Wilfrin to Run the Youth Invitational, but Has His Sights Set on the Five Boroughs One Day
On November 4, Wilfrin Fernandez-Cruz will be among the first runners to cross the storied TCS New York City Marathon finish line.
The 11 year old from Washington Heights, a neighborhood in Manhattan, is taking part in the Rising New York Road Runners Youth Invitational, a race that lets hundreds of boys and girls run the final stretch of the world-famous course before the main event begins in Staten Island.
As Wilfrin flies through Central Park, spurred on by the sound of cheering fans, his mother, Lisa, will be reminded yet again of how running has helped to change her son’s life.
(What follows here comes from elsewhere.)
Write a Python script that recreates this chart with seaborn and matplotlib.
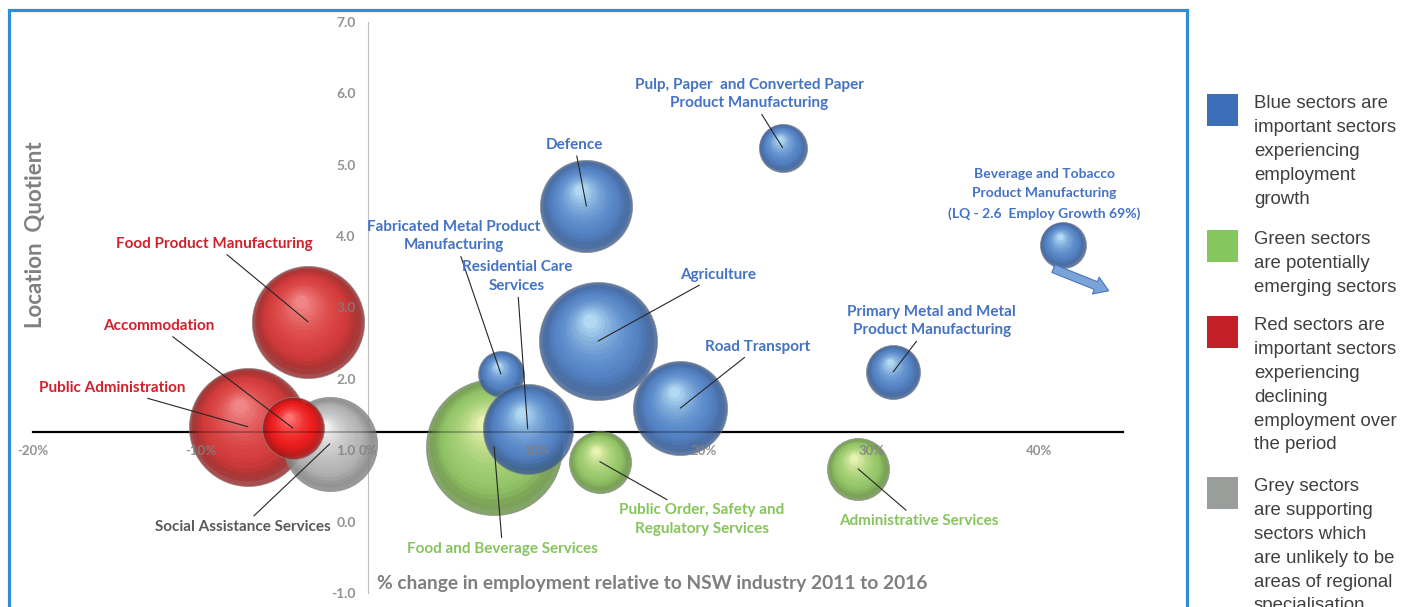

As a child living with autism, Wilfrin has always struggled with team sports. He tried soccer for a while, but it never really worked out. Then about three years ago, Lisa learned about NYRR’s free youth cross-country events in Van Cortlandt Park in the Bronx. Wilfrin had already started tagging along on her runs, doing a mile here and there, so Lisa decided to take a shot and sign him up.
“He took to it right away,” Lisa said, who’s been running since her early 20s. “And he was rather fast, considering he never really pushed himself before.”
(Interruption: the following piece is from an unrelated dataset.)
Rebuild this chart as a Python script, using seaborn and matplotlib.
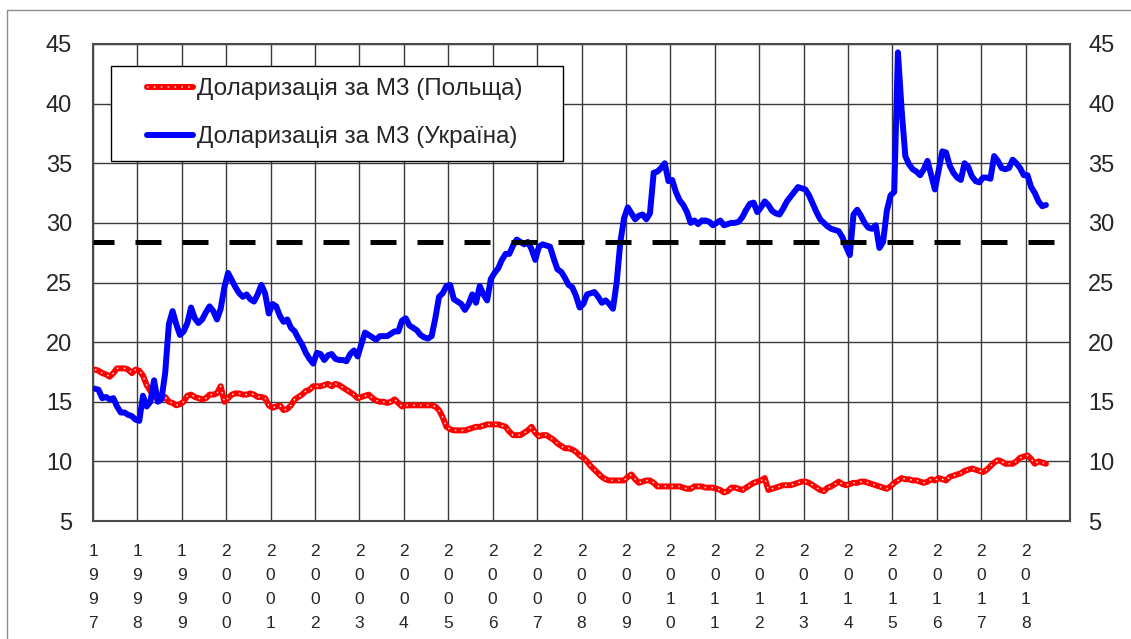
import numpy as np
import pandas as pd
import matplotlib
matplotlib.use("Agg")
import matplotlib.pyplot as plt
import seaborn as sns
from matplotlib.lines import Line2D
from matplotlib.legend_handler import HandlerLine2D, HandlerTuple

# ---------------- data (monthly, Jan 1997 - Jun 2018) ----------------
years = list(range(1997, 2019))
series_labels = ["Доларизація за М3 (Польща)", "Доларизація за М3 (Україна)"]
y_ticks = [5, 10, 15, 20, 25, 30, 35, 40, 45]
threshold = 28.4

poland = [
    17.7, 17.6, 17.4, 17.3, 17.1, 17.4, 17.8, 17.8, 17.8, 17.7, 17.4, 17.7,  # 1997
    17.6, 17.2, 16.4, 15.9, 15.5, 15.2, 15.3, 15.4, 15.0, 14.9, 14.7, 14.8,  # 1998
    15.0, 15.5, 15.6, 15.4, 15.3, 15.2, 15.3, 15.6, 15.6, 15.7, 16.3, 15.0,  # 1999
    15.3, 15.6, 15.7, 15.7, 15.6, 15.6, 15.7, 15.6, 15.4, 15.4, 15.3, 14.7,  # 2000
    14.5, 14.6, 14.7, 14.3, 14.4, 14.7, 15.2, 15.4, 15.6, 15.9, 16.0, 16.3,  # 2001
    16.3, 16.3, 16.4, 16.5, 16.3, 16.5, 16.4, 16.2, 16.0, 15.8, 15.6, 15.3,  # 2002
    15.4, 15.5, 15.6, 15.3, 15.1, 15.0, 15.0, 14.9, 15.0, 15.2, 14.9, 14.6,  # 2003
    14.7, 14.7, 14.7, 14.7, 14.7, 14.7, 14.7, 14.7, 14.6, 14.3, 13.7, 12.9,  # 2004
    12.7, 12.6, 12.6, 12.6, 12.6, 12.7, 12.8, 12.9, 12.9, 13.0, 13.1, 13.1,  # 2005
    13.1, 13.1, 13.0, 12.9, 12.5, 12.2, 12.2, 12.2, 12.4, 12.6, 12.9, 12.4,  # 2006
    12.1, 12.2, 12.2, 12.0, 11.8, 11.5, 11.3, 11.1, 11.1, 11.0, 10.8, 10.5,  # 2007
    10.3, 10.0, 9.6, 9.3, 9.0, 8.7, 8.5, 8.4, 8.4, 8.4, 8.4, 8.4,            # 2008
    8.7, 8.9, 8.5, 8.2, 8.3, 8.4, 8.4, 8.2, 7.9, 7.9, 7.9, 7.9,              # 2009
    7.9, 7.9, 7.9, 7.8, 7.7, 7.7, 7.9, 7.9, 7.9, 7.8, 7.8, 7.8,              # 2010
    7.7, 7.6, 7.4, 7.5, 7.8, 7.8, 7.7, 7.6, 7.8, 8.0, 8.2, 8.3,              # 2011
    8.4, 8.6, 7.6, 7.7, 7.8, 7.9, 8.0, 8.0, 8.0, 8.1, 8.2, 8.3,              # 2012
    8.3, 8.2, 8.0, 7.8, 7.6, 7.5, 7.8, 7.9, 8.1, 8.3, 8.1, 8.0,              # 2013
    8.1, 8.2, 8.2, 8.3, 8.3, 8.2, 8.1, 8.0, 7.9, 7.8, 7.7, 7.9,              # 2014
    8.2, 8.4, 8.6, 8.5, 8.5, 8.4, 8.4, 8.3, 8.2, 8.3, 8.5, 8.4,              # 2015
    8.6, 8.5, 8.4, 8.7, 8.8, 8.9, 9.0, 9.2, 9.3, 9.4, 9.3, 9.2,              # 2016
    9.1, 9.3, 9.6, 9.9, 10.1, 10.0, 9.8, 9.8, 9.8, 10.0, 10.3, 10.4,         # 2017
    10.5, 10.2, 9.8, 10.0, 9.9, 9.8,                                         # 2018
]

ukraine = [
    16.1, 16.0, 15.3, 15.4, 15.2, 15.3, 14.6, 14.1, 14.1, 13.9, 13.8, 13.5,  # 1997
    13.4, 15.5, 14.6, 15.0, 16.8, 15.0, 15.2, 17.4, 21.5, 22.6, 21.5, 20.6,  # 1998
    20.9, 21.6, 22.9, 22.0, 21.6, 21.9, 22.5, 23.0, 22.6, 21.9, 22.8, 24.6,  # 1999
    25.8, 25.2, 24.6, 24.1, 23.8, 24.0, 23.6, 23.4, 24.0, 24.8, 24.1, 22.4,  # 2000
    23.2, 23.0, 22.2, 21.7, 21.9, 21.2, 20.9, 20.3, 19.8, 19.1, 18.6, 18.2,  # 2001
    19.1, 19.0, 18.5, 18.9, 19.0, 18.6, 18.5, 18.5, 18.4, 19.0, 19.3, 18.8,  # 2002
    19.8, 20.8, 20.6, 20.4, 20.2, 20.5, 20.5, 20.5, 20.7, 20.9, 20.9, 21.8,  # 2003
    22.0, 21.4, 21.2, 21.0, 20.6, 20.4, 20.3, 20.5, 22.0, 23.8, 24.1, 24.7,  # 2004
    24.8, 23.6, 23.4, 23.2, 22.7, 23.2, 24.0, 23.3, 24.7, 24.0, 23.5, 25.3,  # 2005
    25.8, 26.2, 26.9, 27.4, 27.4, 28.1, 28.6, 28.4, 28.2, 28.4, 27.8, 26.9,  # 2006
    28.0, 28.2, 28.1, 28.0, 27.0, 26.1, 25.9, 25.4, 24.8, 24.6, 23.9, 22.9,  # 2007
    23.2, 24.0, 24.1, 24.2, 23.8, 23.3, 23.5, 23.2, 22.8, 25.0, 28.4, 30.4,  # 2008
    31.3, 30.8, 30.3, 30.6, 30.7, 30.3, 30.8, 34.2, 34.3, 34.6, 35.0, 33.5,  # 2009
    33.6, 32.6, 31.9, 31.5, 30.9, 30.0, 30.2, 29.9, 30.2, 30.2, 30.1, 29.8,  # 2010
    30.0, 30.2, 29.8, 29.9, 30.0, 30.0, 30.1, 30.5, 31.1, 31.6, 31.7, 30.9,  # 2011
    31.3, 31.8, 31.5, 31.0, 30.8, 30.7, 31.2, 31.8, 32.2, 32.6, 33.0, 32.9,  # 2012
    32.8, 32.3, 31.6, 30.9, 30.3, 30.0, 29.7, 29.5, 29.4, 29.3, 28.8, 28.0,  # 2013
    27.3, 30.7, 31.1, 30.6, 30.0, 29.6, 29.5, 29.8, 27.9, 28.4, 31.0, 32.3,  # 2014
    32.6, 44.3, 39.5, 35.6, 34.9, 34.5, 34.3, 34.0, 34.5, 35.2, 34.0, 32.8,  # 2015
    34.4, 36.0, 35.9, 34.8, 34.2, 33.8, 33.6, 35.0, 34.7, 33.9, 33.5, 33.4,  # 2016
    33.8, 33.8, 33.7, 35.6, 35.2, 34.6, 34.5, 34.6, 35.3, 35.0, 34.6, 34.0,  # 2017
    34.0, 33.0, 32.5, 31.8, 31.4, 31.5,                                      # 2018
]

n_axis_months = 12 * len(years)          # category axis Jan 1997 .. Dec 2018
df = pd.DataFrame({
    "month": pd.period_range("1997-01", periods=len(ukraine), freq="M").astype(str),
    "pos": np.arange(len(ukraine)) + 0.5,
    "poland": poland,
    "ukraine": ukraine,
})

# ---------------- style ----------------
sns.set_style("white")
plt.rcParams["font.family"] = ["Liberation Sans", "DejaVu Sans"]

W, H = 1131, 639
fig = plt.figure(figsize=(W / 100, H / 100), dpi=100)
ax = fig.add_axes([93 / W, 118 / H, 977 / W, 477 / H])

RED = "#FF0000"
BLUE = "#0000FF"
LW = 4.3

# threshold line
ax.axhline(threshold, color="black", lw=3.6, linestyle=(1.0, (5.2, 4.2)), zorder=5)

# Poland: red line with white dots
sns.lineplot(data=df, x="pos", y="poland", ax=ax, color=RED, lw=LW,
             estimator=None, sort=False, solid_capstyle="round",
             solid_joinstyle="round", zorder=3)
sns.lineplot(data=df, x="pos", y="poland", ax=ax, color="white", lw=1.1,
             estimator=None, sort=False, linestyle=(0, (1, 3.5)), alpha=0.9,
             zorder=3.1)
# Ukraine: blue line
sns.lineplot(data=df, x="pos", y="ukraine", ax=ax, color=BLUE, lw=LW,
             estimator=None, sort=False, solid_capstyle="round",
             solid_joinstyle="round", zorder=4)

# ---------------- axes ----------------
ax.set_xlim(0, n_axis_months)
ax.set_ylim(y_ticks[0], y_ticks[-1])
ax.set_xlabel("")
ax.set_ylabel("")
ax.set_xticks([12 * k for k in range(len(years))])
ax.set_xticklabels(["\n".join(str(y)) for y in years], fontsize=12.5,
                   linespacing=1.74)
ax.set_yticks(y_ticks)
ax.set_yticklabels([str(v) for v in y_ticks], fontsize=17)
ax.tick_params(axis="x", length=0, pad=16.5)
ax.tick_params(axis="y", length=0, pad=15)
ax.grid(True, color="#3a3a3a", lw=1.0)
ax.set_axisbelow(True)
for s in ax.spines.values():
    s.set_color("#4a4a4a")
    s.set_linewidth(1.5)

sec = ax.secondary_yaxis("right")
sec.set_yticks(y_ticks)
sec.set_yticklabels([str(v) for v in y_ticks], fontsize=17)
sec.tick_params(length=0, pad=13)
sec.spines["right"].set_visible(False)


# ---------------- legend ----------------
class OffsetHandler(HandlerLine2D):
    def __init__(self, frac, **kw):
        super().__init__(**kw)
        self.frac = frac

    def get_xdata(self, legend, xdescent, ydescent, width, height, fontsize):
        x = np.array([-xdescent + width * self.frac, -xdescent + width])
        return x, x


red_h = Line2D([], [], color=RED, lw=LW, solid_capstyle="round")
dot_h = Line2D([], [], color="white", lw=1.1, linestyle=(0, (1, 3.5)), alpha=0.9)
blue_h = Line2D([], [], color=BLUE, lw=LW, solid_capstyle="round")
FRAC = 0.34
hm = {red_h: OffsetHandler(FRAC), dot_h: OffsetHandler(FRAC),
      blue_h: OffsetHandler(FRAC), tuple: HandlerTuple(ndivide=1, pad=0)}

x0 = (111 - 93) / 977
x1 = (563 - 93) / 977
ytop = (521 - 66) / 477
ybot = (521 - 161) / 477
leg = ax.legend([(red_h, dot_h), blue_h], series_labels, handler_map=hm,
                loc="upper left", mode="expand",
                bbox_to_anchor=(x0, ybot, x1 - x0, ytop - ybot),
                borderaxespad=0, fontsize=17.5, frameon=True, fancybox=False,
                edgecolor="black", framealpha=1, borderpad=0.51,
                labelspacing=1.07, handlelength=2.86, handletextpad=0.16)
leg.get_frame().set_linewidth(1.0)
leg.set_zorder(10)

# outer chart-area frame (only left and top edges fall inside the image)
fig.add_artist(Line2D([7 / W, 7 / W], [0, 1 - 10 / H], transform=fig.transFigure,
                      color="#8c8c8c", lw=1.0))
fig.add_artist(Line2D([7 / W, 1], [1 - 10 / H, 1 - 10 / H], transform=fig.transFigure,
                      color="#8c8c8c", lw=1.0))

fig.savefig("out.png", dpi=100, facecolor="white")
She’s not kidding. Wilfrin ran that first one-mile race in an impressive 7:38. He’s since completed 13 more NYRR races, including a bunch of four-milers. This past summer, Wilfrin became a Rising New York Road Runners Youth Ambassador. The program is centered around a six-week program that teaches participants presentation skills, preparing them to speak at NYRR events.
“Giving speeches and making eye contact are things that definitely don’t come naturally to him,” added Fernandez-Cruz. “But the classes were really great. They taught them all of those things. At the end of the six weeks, he gave a speech, and he was really awesome. It was very impressive.”
Even before Wilfrin became a Youth Ambassador, Lisa found that running gave her son a lot more confidence at school. He’s started running track, and while it’s technically a team sport, he’s able to focus on his own personal goals.
He’s also began to run about a mile before school on Monday mornings, which has helped him transition more smoothly into the structured classroom environment.
“It gets him mentally in a space where he’s ready to start his day,” she added. “It was awesome when we figured that out.”
Another positive byproduct of Wilfrin’s running is that Lisa has become more active in the sport. Since January 2017, she’s run 28 NYRR races, including the 2017 TCS New York City Marathon. Wilfrin is already talking about running the five boroughs one day, and in that sense, he can think of the Rising New York Road Runners Youth Invitational as a test run for future triumphs.
“He’s very excited,” she explained. “Maybe it’s because I’m so excited.”